Eleven year old Felicity is brought from England to Bottlebay, Maine when the bombings in London become too destructive.  Her parents Danny and Winnie leave her with Danny's mother, brother and sister and then they return to England.  Felicity is miserable, but when a letter arrives in her father's handwriting for her uncle from Portugal, she is mad with curiosity.  Even worse, her Uncle Gideon snatches the letter away and won't let Felicity read it.  Why are her parents in Portugal instead of London?  Mystery abounds in the house, but Felicity makes a friend in Derek, the adopted 12 year old who lives with the Bathburns, too.  Slowly, slowly, Felicity, now nicknamed "Flissy," begins to settle into her new life, but she has so many questions.  Why won't Uncle Gideon let her read the letters?  Why is the piano nailed shut?  Why won't anyone tell her about the fight her father and uncle had?  Then Flissy gets a glance at one of the letters and discovers it is entirely in code.  What exactly ARE her parents up to?  As Flissy and Derek unravel the code, they also unravel the other mysteries in the house, but was it better not to know the truth?  An interesting twist on a World War II story, focusing on the efforts made in America before we entered the war officially.  

January 09, 2012

City of Orphans

By Avi
Era: 1893 New York City
Rating: 4 1/4 stars

Thirteen year old Maks Geless lives in a tiny tenement apartment with his family of 2 sisters and 3 brothers, his parents (originally from the Denmark) and Monsieur Zulot to whom they rent some space in the three room place on the lower East Side of Manhattan.  His mother takes in laundry, his father and one sister work in the shoe factory and his other sister works at the new, fancy Waldorf Hotel.  But Maks is a newsie, one of dozens of boys who sell papers for the local newspaper companies.  The newsies have been dodging the Plug Ugly gang, who regularly beat them up for the pennies they earn, and it is while Maks is trying to get away from the gang that he meets Willa.  Willa manages to attack the gang out of the blue with her stick and wards them off.  When Maks finds out Willa is living in the streets alone after the death of her parents, he brings her home with him.  Then the unthinkable happens--his sister Emma is accused of stealing a guest's watch at the hotel.
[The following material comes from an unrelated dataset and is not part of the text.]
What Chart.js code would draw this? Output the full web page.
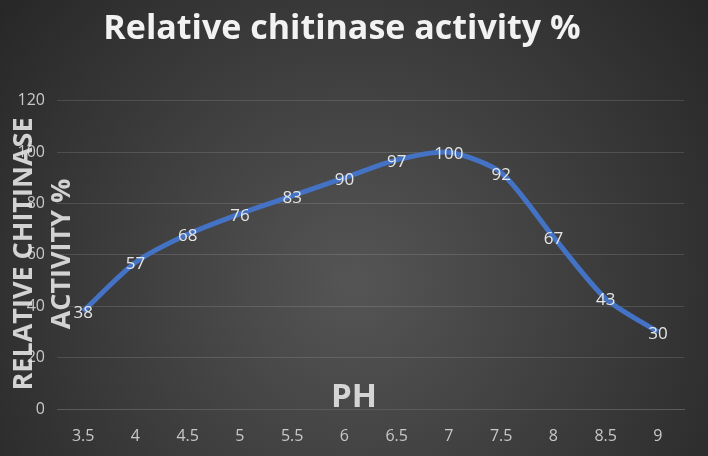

The evidence is circumstantial but she's been thrown in prison and has a trial fast approaching.  With immigrant parents and no money to pay a lawyer, what will the family do?  Maks and Willa find help in an unlikely source--a lawyer and investigator who promises to help by teaching Maks how to become a detective.  Can Maks, with Willa's help,  find the evidence he needs while avoiding the Plug Uglies?  It's a mystery, it's historical, it's got action and readers will be turning the pages fast to find out what happens.  It might get tied up a tad too neatly at the end, but no one will mind.